STRASBOURG, France - Russia's senior religious leader assailed homosexuality as a sin and an illness yesterday and urged Europe to rediscover its Christian values.

Speaking to the Parliamentary Assembly of the Council of Europe, a body that polices human rights in Europe, Patriarch Alexy II, head of the Russian Orthodox Church, made few concessions to West European attitudes before a planned meeting today with French bishops and President Nicolas Sarkozy.

Though he has traveled before to countries that are predominantly Roman Catholic, this visit is his highest-profile trip to Western Europe and another step toward better relations with the Vatican, from which the Orthodox Church has been estranged for almost a thousand years.

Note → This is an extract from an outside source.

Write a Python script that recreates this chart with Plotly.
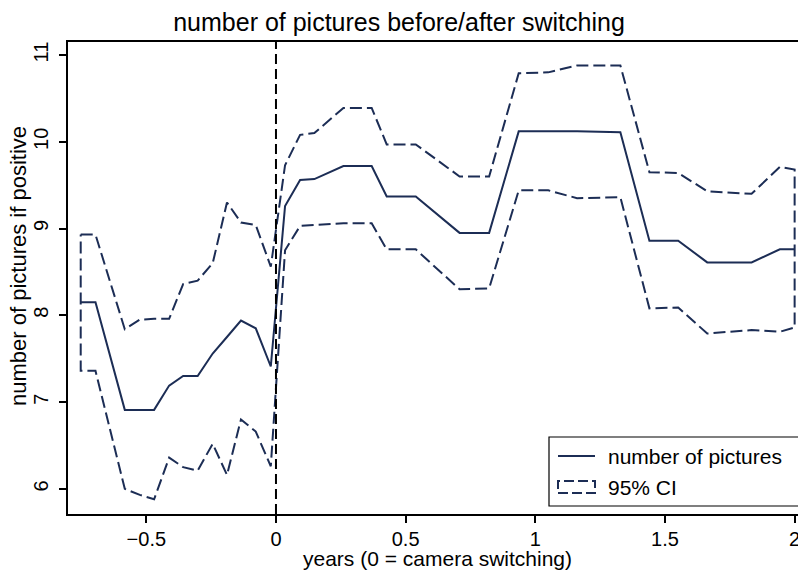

But in his appearance, Alexy focused mainly on the need for Europe to rediscover its Christian values and abandon moral relativism, arguing that there was a "break between human rights and morality, and this break threatens the European civilization."

"We can see it in a new generation of rights that contradict morality, and in how human rights are used to justify immoral behavior," Alexy said.

His comments on homosexuality provoked a direct challenge to the ideas of nondiscrimination pioneered by the Council of Europe, among other bodies.

He said "no one should force me and my brothers and sisters in faith to keep quiet when we call something a sin, when it is a sin according to the word of God."

Homosexuality is, he continued "an illness" and a "distortion of the human personality, like kleptomania."